Start
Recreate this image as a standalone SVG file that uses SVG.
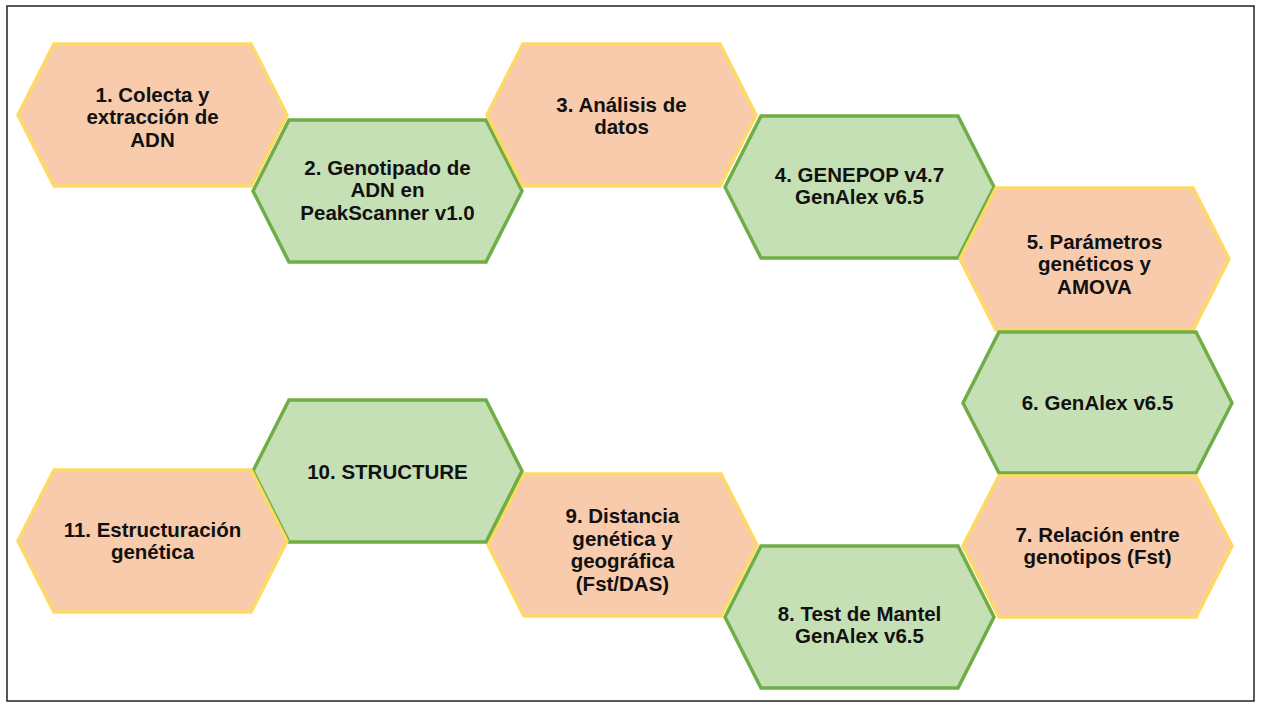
<svg xmlns="http://www.w3.org/2000/svg" width="1261" height="708" viewBox="0 0 1261 708">
<style>
.o{fill:#F8CBAD;stroke:#FFD966;stroke-width:3.5;stroke-linejoin:miter}
.g{fill:#C5E0B4;stroke:#70AD47;stroke-width:3.5;stroke-linejoin:miter}
.t{font-family:"Liberation Sans",Arial,sans-serif;font-weight:bold;font-size:20.5px;fill:#111;text-anchor:middle}
</style>
<rect x="0" y="0" width="1261" height="708" fill="#fff"/>
<rect x="7" y="6" width="1247" height="695" fill="none" stroke="#222" stroke-width="1.5"/>
<g id="connectors"></g>
<g id="n1"><polygon class="o" points="18,115 54,44 251,44 287,115 251,186 54,186"/>
<text class="t"><tspan x="152.5" y="101.5">1. Colecta y</tspan><tspan x="152.5" y="124">extracción de</tspan><tspan x="152.5" y="146.5">ADN</tspan></text></g>
<g id="n2"><polygon class="g" points="253,191 289,120 486,120 522,191 486,262 289,262"/>
<text class="t"><tspan x="387.5" y="174.5">2. Genotipado de</tspan><tspan x="387.5" y="197">ADN en</tspan><tspan x="387.5" y="219.5">PeakScanner v1.0</tspan></text></g>
<g id="n3"><polygon class="o" points="487,115 523,44 720,44 756,115 720,186 523,186"/>
<text class="t"><tspan x="621.5" y="111.75">3. Análisis de</tspan><tspan x="621.5" y="134.25">datos</tspan></text></g>
<g id="n4"><polygon class="g" points="725,187 761,116 958,116 994,187 958,258 761,258"/>
<text class="t"><tspan x="859.5" y="181.75">4. GENEPOP v4.7</tspan><tspan x="859.5" y="204.25">GenAlex v6.5</tspan></text></g>
<g id="n5"><polygon class="o" points="960,259 996,188 1193,188 1229,259 1193,330 996,330"/>
<text class="t"><tspan x="1094.5" y="248.5">5. Parámetros</tspan><tspan x="1094.5" y="271">genéticos y</tspan><tspan x="1094.5" y="293.5">AMOVA</tspan></text></g>
<g id="n6"><polygon class="g" points="963,403 999,332 1196,332 1232,403 1196,473 999,473"/>
<text class="t"><tspan x="1097.5" y="410">6. GenAlex v6.5</tspan></text></g>
<g id="n7"><polygon class="o" points="963,546 999,476 1196,476 1232,546 1196,617 999,617"/>
<text class="t"><tspan x="1097.5" y="541.75">7. Relación entre</tspan><tspan x="1097.5" y="564.25">genotipos (Fst)</tspan></text></g>
<g id="n8"><polygon class="g" points="725,617 761,546 958,546 994,617 958,688 761,688"/>
<text class="t"><tspan x="859.5" y="620.75">8. Test de Mantel</tspan><tspan x="859.5" y="643.25">GenAlex v6.5</tspan></text></g>
<g id="n9"><polygon class="o" points="488,545 524,474 721,474 757,545 721,616 524,616"/>
<text class="t"><tspan x="622.5" y="523.25">9. Distancia</tspan><tspan x="622.5" y="545.75">genética y</tspan><tspan x="622.5" y="568.25">geográfica</tspan><tspan x="622.5" y="590.75">(Fst/DAS)</tspan></text></g>
<g id="n10"><polygon class="g" points="253,471 289,400 486,400 522,471 486,542 289,542"/>
<text class="t"><tspan x="387.5" y="479">10. STRUCTURE</tspan></text></g>
<g id="n11"><polygon class="o" points="18,541 54,470 251,470 287,541 251,612 54,612"/>
<text class="t"><tspan x="152.5" y="536.75">11. Estructuración</tspan><tspan x="152.5" y="559.25">genética</tspan></text></g>
</svg>
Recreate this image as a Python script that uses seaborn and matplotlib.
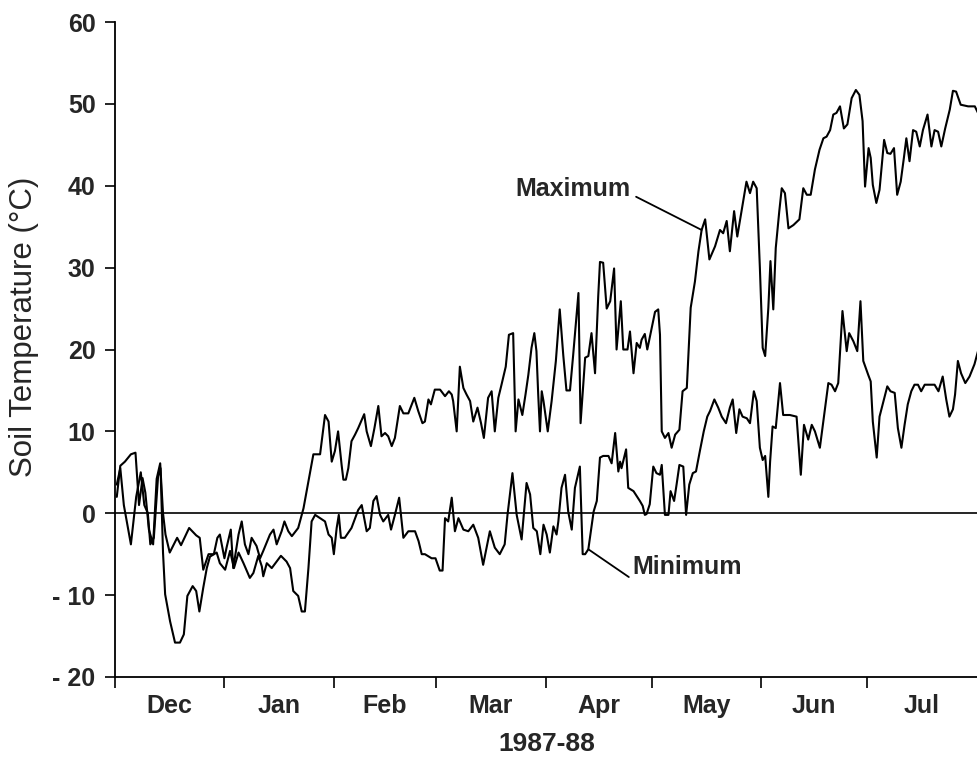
End
> **Given problem**:
Restate the data above exactly, stripping out each image.

> **Exercise solution**:
Recreate this image as a standalone SVG file that uses SVG.
<svg xmlns="http://www.w3.org/2000/svg" width="1261" height="708" viewBox="0 0 1261 708">
<style>
.o{fill:#F8CBAD;stroke:#FFD966;stroke-width:3.5;stroke-linejoin:miter}
.g{fill:#C5E0B4;stroke:#70AD47;stroke-width:3.5;stroke-linejoin:miter}
.t{font-family:"Liberation Sans",Arial,sans-serif;font-weight:bold;font-size:20.5px;fill:#111;text-anchor:middle}
</style>
<rect x="0" y="0" width="1261" height="708" fill="#fff"/>
<rect x="7" y="6" width="1247" height="695" fill="none" stroke="#222" stroke-width="1.5"/>
<g id="connectors"></g>
<g id="n1"><polygon class="o" points="18,115 54,44 251,44 287,115 251,186 54,186"/>
<text class="t"><tspan x="152.5" y="101.5">1. Colecta y</tspan><tspan x="152.5" y="124">extracción de</tspan><tspan x="152.5" y="146.5">ADN</tspan></text></g>
<g id="n2"><polygon class="g" points="253,191 289,120 486,120 522,191 486,262 289,262"/>
<text class="t"><tspan x="387.5" y="174.5">2. Genotipado de</tspan><tspan x="387.5" y="197">ADN en</tspan><tspan x="387.5" y="219.5">PeakScanner v1.0</tspan></text></g>
<g id="n3"><polygon class="o" points="487,115 523,44 720,44 756,115 720,186 523,186"/>
<text class="t"><tspan x="621.5" y="111.75">3. Análisis de</tspan><tspan x="621.5" y="134.25">datos</tspan></text></g>
<g id="n4"><polygon class="g" points="725,187 761,116 958,116 994,187 958,258 761,258"/>
<text class="t"><tspan x="859.5" y="181.75">4. GENEPOP v4.7</tspan><tspan x="859.5" y="204.25">GenAlex v6.5</tspan></text></g>
<g id="n5"><polygon class="o" points="960,259 996,188 1193,188 1229,259 1193,330 996,330"/>
<text class="t"><tspan x="1094.5" y="248.5">5. Parámetros</tspan><tspan x="1094.5" y="271">genéticos y</tspan><tspan x="1094.5" y="293.5">AMOVA</tspan></text></g>
<g id="n6"><polygon class="g" points="963,403 999,332 1196,332 1232,403 1196,473 999,473"/>
<text class="t"><tspan x="1097.5" y="410">6. GenAlex v6.5</tspan></text></g>
<g id="n7"><polygon class="o" points="963,546 999,476 1196,476 1232,546 1196,617 999,617"/>
<text class="t"><tspan x="1097.5" y="541.75">7. Relación entre</tspan><tspan x="1097.5" y="564.25">genotipos (Fst)</tspan></text></g>
<g id="n8"><polygon class="g" points="725,617 761,546 958,546 994,617 958,688 761,688"/>
<text class="t"><tspan x="859.5" y="620.75">8. Test de Mantel</tspan><tspan x="859.5" y="643.25">GenAlex v6.5</tspan></text></g>
<g id="n9"><polygon class="o" points="488,545 524,474 721,474 757,545 721,616 524,616"/>
<text class="t"><tspan x="622.5" y="523.25">9. Distancia</tspan><tspan x="622.5" y="545.75">genética y</tspan><tspan x="622.5" y="568.25">geográfica</tspan><tspan x="622.5" y="590.75">(Fst/DAS)</tspan></text></g>
<g id="n10"><polygon class="g" points="253,471 289,400 486,400 522,471 486,542 289,542"/>
<text class="t"><tspan x="387.5" y="479">10. STRUCTURE</tspan></text></g>
<g id="n11"><polygon class="o" points="18,541 54,470 251,470 287,541 251,612 54,612"/>
<text class="t"><tspan x="152.5" y="536.75">11. Estructuración</tspan><tspan x="152.5" y="559.25">genética</tspan></text></g>
</svg>
Recreate this image as a Python script that uses seaborn and matplotlib.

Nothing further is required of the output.